§ What is needed: Only the lines from the start of the data to the line containing "const yTicks2018 = [0, 100, 200, 300];", both included, should be output, exactly and without pictures.

Begin Dataset content

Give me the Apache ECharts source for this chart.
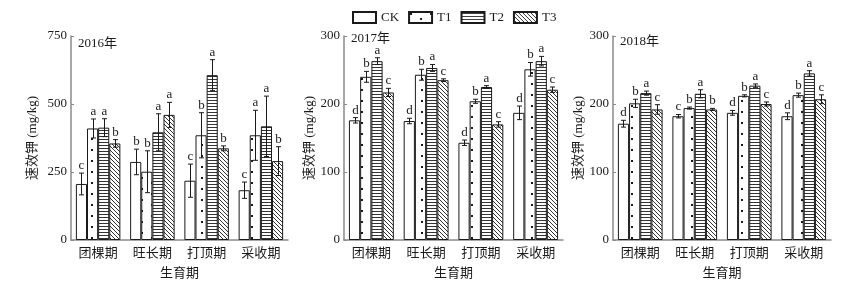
<!DOCTYPE html>
<html><head><meta charset="utf-8">
<script src="https://cdn.jsdelivr.net/npm/echarts@6/dist/echarts.min.js"></script>
<style>html,body{margin:0;padding:0;background:#fff}#c{width:858px;height:288px}</style>
</head><body><div id="c"></div>
<script>
const categories = ['团棵期','旺长期','打顶期','采收期'];
const treatments = ['CK','T1','T2','T3'];
const years = ['2016年','2017年','2018年'];
const yTicks2016 = [0, 250, 500, 750];
const yTicks2017 = [0, 100, 200, 300];
const yTicks2018 = [0, 100, 200, 300];

// 2016
const ck2016 = [206, 287, 218, 183];
const t1_2016 = [410, 251, 385, 385];
const t2_2016 = [413, 396, 606, 418];
const t3_2016 = [355, 460, 337, 290];
const ck2016Err = [40, 47, 61, 30];
const t1_2016Err = [35, 77, 83, 92];
const t2_2016Err = [33, 68, 57, 111];
const t3_2016Err = [14, 46, 9, 53];
const ck2016Sig = ['c','b','c','c'];
const t1_2016Sig = ['a','b','b','a'];
const t2_2016Sig = ['a','a','a','a'];
const t3_2016Sig = ['b','a','b','b'];

// 2017
const ck2017 = [176, 175, 143, 187];
const t1_2017 = [240, 243, 204, 251];
const t2_2017 = [263, 253, 225, 263];
const t3_2017 = [217, 235, 170, 221];
const ck2017Err = [4, 4, 4, 10];
const t1_2017Err = [8, 8, 3, 10];
const t2_2017Err = [5, 5, 2, 7];
const t3_2017Err = [6, 2, 4, 4];
const ck2017Sig = ['d','d','d','d'];
const t1_2017Sig = ['b','b','b','b'];
const t2_2017Sig = ['a','a','a','a'];
const t3_2017Sig = ['c','c','c','c'];

// 2018
const ck2018 = [171, 182, 187, 182];
const t1_2018 = [201, 194, 212, 213];
const t2_2018 = [216, 215, 227, 245];
const t3_2018 = [192, 192, 200, 207];
const ck2018Err = [5, 2.5, 3.5, 5];
const t1_2018Err = [6, 1.5, 1.5, 3];
const t2_2018Err = [3, 6, 2.5, 4];
const t3_2018Err = [7, 1.5, 3, 6.5];
const ck2018Sig = ['d','c','d','d'];
const t1_2018Sig = ['b','b','b','b'];
const t2_2018Sig = ['a','a','a','a'];
const t3_2018Sig = ['c','b','c','c'];

const panels = [
  {vals:[ck2016,t1_2016,t2_2016,t3_2016], errs:[ck2016Err,t1_2016Err,t2_2016Err,t3_2016Err], sigs:[ck2016Sig,t1_2016Sig,t2_2016Sig,t3_2016Sig], ticks:yTicks2016},
  {vals:[ck2017,t1_2017,t2_2017,t3_2017], errs:[ck2017Err,t1_2017Err,t2_2017Err,t3_2017Err], sigs:[ck2017Sig,t1_2017Sig,t2_2017Sig,t3_2017Sig], ticks:yTicks2017},
  {vals:[ck2018,t1_2018,t2_2018,t3_2018], errs:[ck2018Err,t1_2018Err,t2_2018Err,t3_2018Err], sigs:[ck2018Sig,t1_2018Sig,t2_2018Sig,t3_2018Sig], ticks:yTicks2018}
];

const FONT = '"Liberation Serif","Noto Sans CJK SC",serif';
const INK = '#1a1a1a';
const AXIS = '#8a8a8a';

function mk(w, h, draw) {
  const c = document.createElement('canvas');
  c.width = w; c.height = h;
  const g = c.getContext('2d');
  g.fillStyle = '#fff'; g.fillRect(0, 0, w, h);
  g.fillStyle = '#1a1a1a';
  draw(g);
  return c;
}
const patDots = mk(20, 11, g => { g.fillRect(1, 1, 2, 2); g.fillRect(11, 6, 2, 2); });
const patHoriz = mk(4, 3, g => { g.fillStyle = '#333'; g.fillRect(0, 1, 4, 1); });
const patDiag = mk(4, 4, g => { g.fillStyle = '#333'; for (let i = 0; i < 4; i++) g.fillRect(i, i, 1, 1); });
const fills = ['#ffffff', {image: patDots, repeat: 'repeat'}, {image: patHoriz, repeat: 'repeat'}, {image: patDiag, repeat: 'repeat'}];

const gridDefs = [
  {left: 71, width: 217, top: 36, height: 204},
  {left: 344, width: 219, top: 36, height: 204},
  {left: 613, width: 218, top: 36, height: 204}
];
const yNameGaps = [32, 28, 28];
const titlePos = [[78, 37], [351, 32], [620, 35]];
const BARFRAC = 0.205;

const grid = [], xAxis = [], yAxis = [], series = [], graphic = [];
panels.forEach((p, k) => {
  grid.push(gridDefs[k]);
  xAxis.push({
    type: 'category', gridIndex: k, data: categories,
    name: '生育期', nameLocation: 'middle', nameGap: 27,
    nameTextStyle: {fontFamily: FONT, fontSize: 13, color: INK},
    axisLine: {lineStyle: {color: AXIS, width: 1.5}},
    axisTick: {alignWithLabel: true, length: 4, inside: false, lineStyle: {color: AXIS}},
    axisLabel: {fontFamily: FONT, fontSize: 13, color: INK, margin: 7}
  });
  const t = p.ticks;
  yAxis.push({
    type: 'value', gridIndex: k, min: t[0], max: t[t.length - 1], interval: t[1] - t[0],
    name: '速效钾 (mg/kg)', nameLocation: 'middle', nameGap: yNameGaps[k],
    nameTextStyle: {fontFamily: FONT, fontSize: 13, color: INK},
    axisLine: {show: true, lineStyle: {color: AXIS, width: 1.5}},
    axisTick: {show: true, inside: true, length: 3, lineStyle: {color: AXIS}},
    splitLine: {show: false},
    axisLabel: {fontFamily: FONT, fontSize: 13, color: INK, margin: 4}
  });
  treatments.forEach((tn, i) => {
    series.push({
      type: 'bar', name: tn, xAxisIndex: k, yAxisIndex: k,
      data: p.vals[i], barWidth: (BARFRAC * 100) + '%', barGap: '0%',
      itemStyle: {color: fills[i], borderColor: INK, borderWidth: 1},
      emphasis: {disabled: true}, animation: false
    });
  });
  const rows = [];
  treatments.forEach((tn, i) => {
    categories.forEach((c, j) => {
      rows.push({cat: j, t: i, v: p.vals[i][j], e: p.errs[i][j], s: p.sigs[i][j]});
    });
  });
  series.push({
    type: 'custom', xAxisIndex: k, yAxisIndex: k, z: 10, animation: false, silent: true,
    data: rows.map(r => [r.cat, r.v + r.e, r.v - r.e]),
    encode: {x: 0, y: [1, 2]},
    renderItem: function (params, api) {
      const r = rows[params.dataIndex];
      const band = api.size([1, 0])[0];
      const bw = band * BARFRAC;
      const c = api.coord([r.cat, r.v]);
      const x = Math.round(c[0] + (r.t - 1.5) * bw) + 0.5;
      const yT = api.coord([r.cat, r.v + r.e])[1];
      const yB = api.coord([r.cat, r.v - r.e])[1];
      const st = {stroke: INK, lineWidth: 1};
      return {
        type: 'group', children: [
          {type: 'line', shape: {x1: x, y1: yT, x2: x, y2: yB}, style: st},
          {type: 'line', shape: {x1: x - 2.5, y1: yT, x2: x + 2.5, y2: yT}, style: st},
          {type: 'line', shape: {x1: x - 2.5, y1: yB, x2: x + 2.5, y2: yB}, style: st},
          {type: 'text', style: {text: r.s, x: x, y: yT - 1, textAlign: 'center', textVerticalAlign: 'bottom', font: '13px ' + FONT, fill: INK}}
        ]
      };
    }
  });
  graphic.push({type: 'text', left: titlePos[k][0], top: titlePos[k][1], style: {text: years[k], font: '13px ' + FONT, fill: INK}});
});

const chart = echarts.init(document.getElementById('c'), null, {renderer: 'canvas'});
chart.setOption({
  animation: false,
  backgroundColor: '#fff',
  legend: {
    data: treatments, left: 347, top: 6, itemWidth: 23, itemHeight: 11, itemGap: 9,
    icon: 'rect',
    textStyle: {fontFamily: FONT, fontSize: 13, color: INK}
  },
  grid, xAxis, yAxis, series, graphic
});
</script></body></html>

End Dataset content

§ Solution to this exercise:
Give me the Apache ECharts source for this chart.
<!DOCTYPE html>
<html><head><meta charset="utf-8">
<script src="https://cdn.jsdelivr.net/npm/echarts@6/dist/echarts.min.js"></script>
<style>html,body{margin:0;padding:0;background:#fff}#c{width:858px;height:288px}</style>
</head><body><div id="c"></div>
<script>
const categories = ['团棵期','旺长期','打顶期','采收期'];
const treatments = ['CK','T1','T2','T3'];
const years = ['2016年','2017年','2018年'];
const yTicks2016 = [0, 250, 500, 750];
const yTicks2017 = [0, 100, 200, 300];
const yTicks2018 = [0, 100, 200, 300];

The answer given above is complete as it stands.